Macaulay Culkin to Testify for [Jackson]
by Roger Friedman
May 11, 2005
Former child star Macaulay Culkin, 24, will testify today in Michael Jackson's child molestation trial.
His appearance will be a major moment in this strange and often uncomfortable ordeal. Culkin could be the best thing that has happened to Jackson – or the worst.
Culkin's first order of business on the stand will be to refute testimony given earlier by a former Neverland employee. Philip LeMarque, who worked at Jackson's ranch from 1990 to 1991, said Jackson fondled the child star when he was around 10.

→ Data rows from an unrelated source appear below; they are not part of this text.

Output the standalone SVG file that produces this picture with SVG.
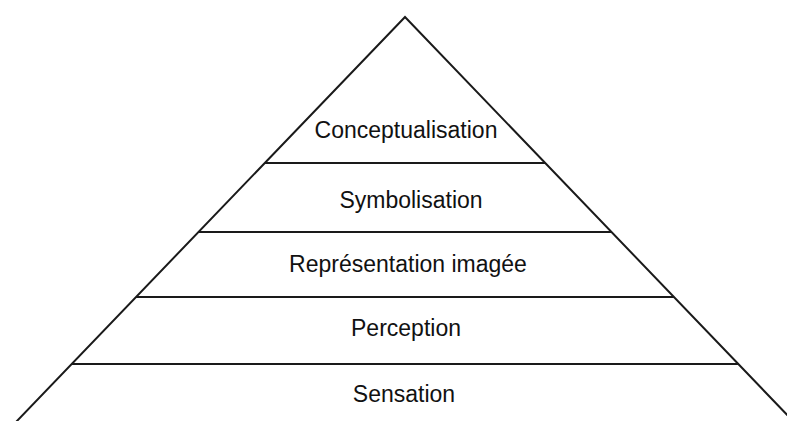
<svg xmlns="http://www.w3.org/2000/svg" width="787" height="421" viewBox="0 0 787 421">
<style>
.edge{stroke:#1a1a1a;stroke-width:2;fill:none;stroke-linecap:butt}
.lbl{font-family:"Liberation Sans",Arial,sans-serif;font-size:23px;fill:#111;text-anchor:middle}
</style>
<rect width="787" height="421" fill="#fff"/>
<g id="connectors">
<path class="edge" d="M16,422 L405,17 L794,422"/>
<line class="edge" x1="265" y1="163" x2="545" y2="163"/>
<line class="edge" x1="198" y1="232" x2="612" y2="232"/>
<line class="edge" x1="136" y1="297" x2="674" y2="297"/>
<line class="edge" x1="72" y1="364" x2="739" y2="364"/>
</g>
<g id="conceptualisation"><text class="lbl" x="406" y="138">Conceptualisation</text></g>
<g id="symbolisation"><text class="lbl" x="411" y="208">Symbolisation</text></g>
<g id="representation"><text class="lbl" x="408" y="272">Représentation imagée</text></g>
<g id="perception"><text class="lbl" x="406" y="336">Perception</text></g>
<g id="sensation"><text class="lbl" x="404" y="402">Sensation</text></g>
</svg>
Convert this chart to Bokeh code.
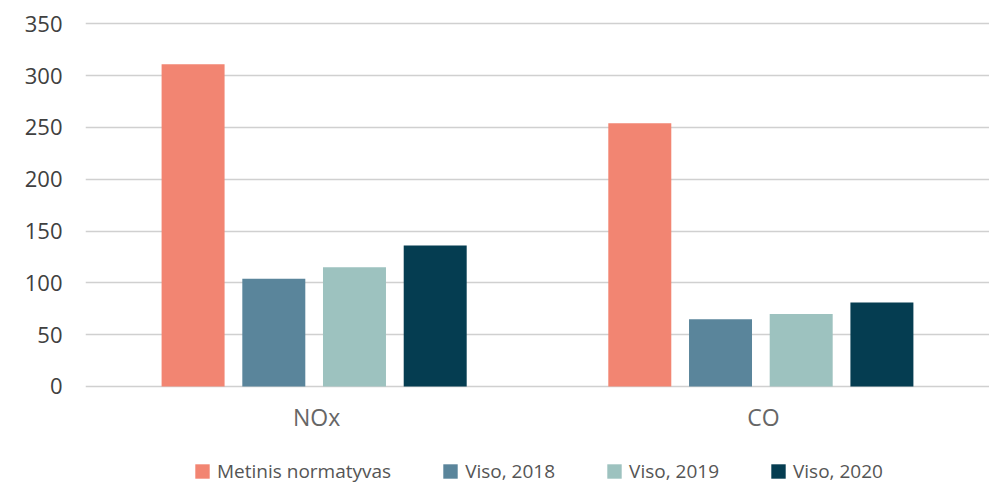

LeMarque told the jury that he had seen Jackson and Culkin playing a video game in the middle of the night. Jackson was holding Culkin, who was too short to reach the machine, and the singer's hands went under Culkin's shorts, LeMarque said.
But LeMarque had a checkered history at Neverland. He and his wife, who also worked at the ranch, attempted to sell their story to the tabloids twice in the early 1990s. They also took money from the National Enquirer to give reporters access to Neverland when Elizabeth Taylor married Larry Fortensky there.
Private investigator Paul Barresi, acting then as a "tabloid story broker," later said the LeMarques changed their Culkin tale, making it sound worse as the bidding war for the story increased. In the end, Barresi himself sold the story.
I've known Macaulay Culkin since he was about 12. He's a good kid, and so are his siblings. But he's suffered from the stigma of having been Jackson's alleged "victim" for years, even though he's denied publicly that anything illegal, sinister or inappropriate ever happened between him and the pop star.
Today he gets to set the story straight.
Other testimony given on Tuesday was not so helpful to Jackson's defense. Joe Marcus, the manager of Neverland, underwent a rocky cross-examination by Assistant District Attorney Gordon Auchincloss.
Marcus, who has worked for Jackson for 18 years, constantly looked over to Jackson for help during his ordeal on the stand. That did not look good.
Marcus' worst moment came when he admitted to having lied to the police investigators who raided Neverland on Nov. 18, 2003. He had told them he was unaware that Jackson shared his bed with children.
Marcus may well be telling the truth about a lot of other things. But his lack of preparedness as a witness, coupled with a plodding testimonial style, didn't do much to help Jackson's case.